The Web site of the Fátima Network, a group devoted to spreading the message of Fátima, contains articles arguing that the third secret deals with apostasy and the punishment of wayward pastors, and suggesting that the Vatican has suppressed this content since 1960 because it would undercut the spirit of optimism and openness to modernity that came out of Vatican II.

Other Catholics were not persuaded by the pope’s exegesis of the secret. While John Paul concluded that the vision described by Sodano was a prediction of the assassination attempt in St. Peter’s Square, the Internet was alive minutes after the announcement with a rival interpretation.

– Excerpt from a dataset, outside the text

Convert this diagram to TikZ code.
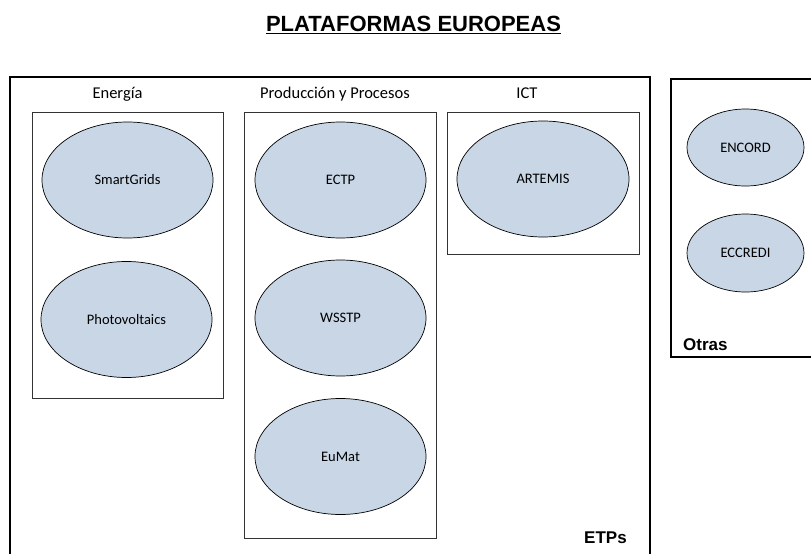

According to this view, usually expressed by Catholic progressives (some of whom find the idea of private revelation difficult to accept), an equally good candidate for the “bishop in white” surrounded by martyrs would be the late Archbishop Oscar Romero of El Salvador, who was killed while celebrating Mass in San Salvador in 1980.

Still other parties expropriated the secret for their own purposes. Ferdinando Imposimato, the primary Italian investigator into the 1981 shooting of the pope, claimed that the secret verifies his claim that the KGB was behind the attack. Because Sodano said the secret concerned a “war waged by atheist systems against the church and Christians,” Imposimato claimed there can “no longer be any doubts” about Soviet involvement.

A more prosaic reading of events was offered by Richard Owens, the Vatican affairs writer for the Times of London, who quoted “Vatican sources” to the effect that by asking Sodano to reveal the secret, John Paul was in effect anointing a successor. Owens characterized Sodano as “a safe pair of hands acceptable to liberals and conservatives.”

Italian newspapers were largely dismissive. “The organization [of religious events] is making the Roman Catholic church look like a live mega-spectacle, like Nashville,” wrote Il Manifesto, a leftist daily.

The full text of the secret, along with a commentary from the Congregation of the Doctrine of the Faith, is expected shortly.

The beatification of Jacinta and Francisco Marto, who died in the influenza epidemic of 1919 and 1920, was itself unusual. They are believed to be the first children ever beatified for reasons other than martyrdom.

Vatican sources said they were accorded the honor, which is the penultimate step before sainthood, not for being visionaries, but for personal holiness in withstanding harsh treatment from skeptics who tried to persuade them either to recant or to reveal their secrets.

McBrien said that the beatification of the Fátima visionaries reflected John Paul’s “providential sense of this pontificate.”

“John Paul believes he is an actor in an apocalyptic drama, which puts a strong stamp of approval on his policies,” McBrien said.

McBrien added his voice to those who believe there’s more to the third secret than Sodano let on. “I don’t believe that’s all there is,” he said. “I think certain people in the Vatican were shrewd enough to offer an interpretation ahead of actually revealing it,” he said.